Exactly as written, quote every line that follows, skipping the images.

◆ **SUPPLIED MATERIAL**:
###

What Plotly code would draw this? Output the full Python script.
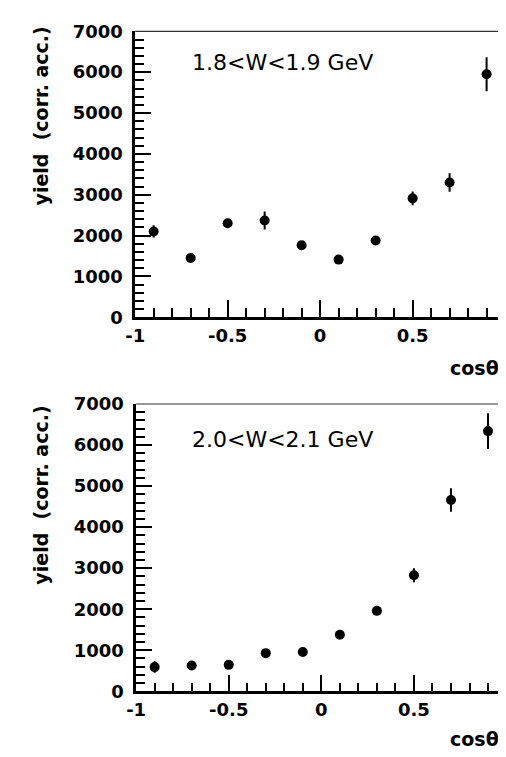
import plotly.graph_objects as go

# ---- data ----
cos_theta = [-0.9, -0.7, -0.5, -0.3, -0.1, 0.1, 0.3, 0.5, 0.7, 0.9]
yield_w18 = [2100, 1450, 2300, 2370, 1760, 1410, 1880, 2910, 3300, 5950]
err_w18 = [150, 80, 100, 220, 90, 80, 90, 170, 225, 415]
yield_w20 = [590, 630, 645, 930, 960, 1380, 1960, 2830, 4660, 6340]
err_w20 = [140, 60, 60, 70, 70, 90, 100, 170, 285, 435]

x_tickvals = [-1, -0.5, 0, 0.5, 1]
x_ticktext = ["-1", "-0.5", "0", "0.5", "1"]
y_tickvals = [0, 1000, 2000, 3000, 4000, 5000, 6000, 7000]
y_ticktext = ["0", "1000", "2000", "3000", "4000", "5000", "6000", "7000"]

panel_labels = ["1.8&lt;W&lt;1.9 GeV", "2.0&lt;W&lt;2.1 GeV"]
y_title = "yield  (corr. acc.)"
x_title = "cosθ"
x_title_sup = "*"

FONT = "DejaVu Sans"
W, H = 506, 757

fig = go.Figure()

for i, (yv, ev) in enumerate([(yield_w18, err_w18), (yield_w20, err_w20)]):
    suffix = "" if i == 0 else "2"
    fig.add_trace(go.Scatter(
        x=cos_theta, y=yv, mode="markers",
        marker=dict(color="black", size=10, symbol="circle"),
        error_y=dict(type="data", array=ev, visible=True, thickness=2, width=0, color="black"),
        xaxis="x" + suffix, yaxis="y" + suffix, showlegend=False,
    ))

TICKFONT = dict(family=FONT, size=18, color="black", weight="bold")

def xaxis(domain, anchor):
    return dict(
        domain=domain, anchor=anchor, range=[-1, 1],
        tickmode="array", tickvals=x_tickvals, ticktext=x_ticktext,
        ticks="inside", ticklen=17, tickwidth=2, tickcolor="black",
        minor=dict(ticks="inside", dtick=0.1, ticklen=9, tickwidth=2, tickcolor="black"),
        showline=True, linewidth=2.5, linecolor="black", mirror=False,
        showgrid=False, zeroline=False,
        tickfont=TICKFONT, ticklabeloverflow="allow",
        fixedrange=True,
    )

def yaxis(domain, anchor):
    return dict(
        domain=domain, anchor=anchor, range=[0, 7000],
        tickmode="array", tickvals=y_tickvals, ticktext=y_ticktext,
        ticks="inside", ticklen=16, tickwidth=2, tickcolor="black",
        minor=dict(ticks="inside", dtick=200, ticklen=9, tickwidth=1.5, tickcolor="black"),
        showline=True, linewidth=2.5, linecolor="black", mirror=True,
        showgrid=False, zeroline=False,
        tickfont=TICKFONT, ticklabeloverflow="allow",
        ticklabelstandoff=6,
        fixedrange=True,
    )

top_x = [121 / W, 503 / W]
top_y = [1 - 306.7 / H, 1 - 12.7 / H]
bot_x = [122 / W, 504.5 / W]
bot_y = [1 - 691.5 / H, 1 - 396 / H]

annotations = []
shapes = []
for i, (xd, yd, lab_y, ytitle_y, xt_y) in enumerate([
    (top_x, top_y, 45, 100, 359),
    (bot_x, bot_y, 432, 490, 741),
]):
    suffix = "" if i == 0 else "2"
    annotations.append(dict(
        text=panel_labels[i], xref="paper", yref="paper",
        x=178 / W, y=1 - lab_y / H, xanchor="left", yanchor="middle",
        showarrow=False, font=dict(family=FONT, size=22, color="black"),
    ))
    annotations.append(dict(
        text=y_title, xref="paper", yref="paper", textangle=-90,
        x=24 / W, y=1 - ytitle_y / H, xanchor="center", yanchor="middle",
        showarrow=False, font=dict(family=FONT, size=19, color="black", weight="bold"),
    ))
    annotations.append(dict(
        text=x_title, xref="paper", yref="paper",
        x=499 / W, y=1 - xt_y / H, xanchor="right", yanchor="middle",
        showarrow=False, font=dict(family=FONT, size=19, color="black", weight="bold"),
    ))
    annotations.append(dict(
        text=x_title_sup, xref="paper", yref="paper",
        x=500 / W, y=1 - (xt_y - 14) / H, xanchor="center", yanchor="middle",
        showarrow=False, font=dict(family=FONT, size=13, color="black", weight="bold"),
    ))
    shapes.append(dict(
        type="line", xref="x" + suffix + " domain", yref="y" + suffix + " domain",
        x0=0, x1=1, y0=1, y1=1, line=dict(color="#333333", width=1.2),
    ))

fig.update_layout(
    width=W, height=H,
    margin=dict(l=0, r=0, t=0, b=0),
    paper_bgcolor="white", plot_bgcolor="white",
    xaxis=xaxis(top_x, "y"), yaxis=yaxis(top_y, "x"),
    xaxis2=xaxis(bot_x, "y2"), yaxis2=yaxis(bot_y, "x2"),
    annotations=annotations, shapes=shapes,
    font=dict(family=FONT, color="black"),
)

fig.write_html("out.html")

###

◆ **REPLY**:
What Plotly code would draw this? Output the full Python script.
import plotly.graph_objects as go

# ---- data ----
cos_theta = [-0.9, -0.7, -0.5, -0.3, -0.1, 0.1, 0.3, 0.5, 0.7, 0.9]
yield_w18 = [2100, 1450, 2300, 2370, 1760, 1410, 1880, 2910, 3300, 5950]
err_w18 = [150, 80, 100, 220, 90, 80, 90, 170, 225, 415]
yield_w20 = [590, 630, 645, 930, 960, 1380, 1960, 2830, 4660, 6340]
err_w20 = [140, 60, 60, 70, 70, 90, 100, 170, 285, 435]

x_tickvals = [-1, -0.5, 0, 0.5, 1]
x_ticktext = ["-1", "-0.5", "0", "0.5", "1"]
y_tickvals = [0, 1000, 2000, 3000, 4000, 5000, 6000, 7000]
y_ticktext = ["0", "1000", "2000", "3000", "4000", "5000", "6000", "7000"]

panel_labels = ["1.8&lt;W&lt;1.9 GeV", "2.0&lt;W&lt;2.1 GeV"]
y_title = "yield  (corr. acc.)"
x_title = "cosθ"
x_title_sup = "*"

FONT = "DejaVu Sans"
W, H = 506, 757

fig = go.Figure()

for i, (yv, ev) in enumerate([(yield_w18, err_w18), (yield_w20, err_w20)]):
    suffix = "" if i == 0 else "2"
    fig.add_trace(go.Scatter(
        x=cos_theta, y=yv, mode="markers",
        marker=dict(color="black", size=10, symbol="circle"),
        error_y=dict(type="data", array=ev, visible=True, thickness=2, width=0, color="black"),
        xaxis="x" + suffix, yaxis="y" + suffix, showlegend=False,
    ))

TICKFONT = dict(family=FONT, size=18, color="black", weight="bold")

def xaxis(domain, anchor):
    return dict(
        domain=domain, anchor=anchor, range=[-1, 1],
        tickmode="array", tickvals=x_tickvals, ticktext=x_ticktext,
        ticks="inside", ticklen=17, tickwidth=2, tickcolor="black",
        minor=dict(ticks="inside", dtick=0.1, ticklen=9, tickwidth=2, tickcolor="black"),
        showline=True, linewidth=2.5, linecolor="black", mirror=False,
        showgrid=False, zeroline=False,
        tickfont=TICKFONT, ticklabeloverflow="allow",
        fixedrange=True,
    )

def yaxis(domain, anchor):
    return dict(
        domain=domain, anchor=anchor, range=[0, 7000],
        tickmode="array", tickvals=y_tickvals, ticktext=y_ticktext,
        ticks="inside", ticklen=16, tickwidth=2, tickcolor="black",
        minor=dict(ticks="inside", dtick=200, ticklen=9, tickwidth=1.5, tickcolor="black"),
        showline=True, linewidth=2.5, linecolor="black", mirror=True,
        showgrid=False, zeroline=False,
        tickfont=TICKFONT, ticklabeloverflow="allow",
        ticklabelstandoff=6,
        fixedrange=True,
    )

top_x = [121 / W, 503 / W]
top_y = [1 - 306.7 / H, 1 - 12.7 / H]
bot_x = [122 / W, 504.5 / W]
bot_y = [1 - 691.5 / H, 1 - 396 / H]

annotations = []
shapes = []
for i, (xd, yd, lab_y, ytitle_y, xt_y) in enumerate([
    (top_x, top_y, 45, 100, 359),
    (bot_x, bot_y, 432, 490, 741),
]):
    suffix = "" if i == 0 else "2"
    annotations.append(dict(
        text=panel_labels[i], xref="paper", yref="paper",
        x=178 / W, y=1 - lab_y / H, xanchor="left", yanchor="middle",
        showarrow=False, font=dict(family=FONT, size=22, color="black"),
    ))
    annotations.append(dict(
        text=y_title, xref="paper", yref="paper", textangle=-90,
        x=24 / W, y=1 - ytitle_y / H, xanchor="center", yanchor="middle",
        showarrow=False, font=dict(family=FONT, size=19, color="black", weight="bold"),
    ))
    annotations.append(dict(
        text=x_title, xref="paper", yref="paper",
        x=499 / W, y=1 - xt_y / H, xanchor="right", yanchor="middle",
        showarrow=False, font=dict(family=FONT, size=19, color="black", weight="bold"),
    ))
    annotations.append(dict(
        text=x_title_sup, xref="paper", yref="paper",
        x=500 / W, y=1 - (xt_y - 14) / H, xanchor="center", yanchor="middle",
        showarrow=False, font=dict(family=FONT, size=13, color="black", weight="bold"),
    ))
    shapes.append(dict(
        type="line", xref="x" + suffix + " domain", yref="y" + suffix + " domain",
        x0=0, x1=1, y0=1, y1=1, line=dict(color="#333333", width=1.2),
    ))

fig.update_layout(
    width=W, height=H,
    margin=dict(l=0, r=0, t=0, b=0),
    paper_bgcolor="white", plot_bgcolor="white",
    xaxis=xaxis(top_x, "y"), yaxis=yaxis(top_y, "x"),
    xaxis2=xaxis(bot_x, "y2"), yaxis2=yaxis(bot_y, "x2"),
    annotations=annotations, shapes=shapes,
    font=dict(family=FONT, color="black"),
)

fig.write_html("out.html")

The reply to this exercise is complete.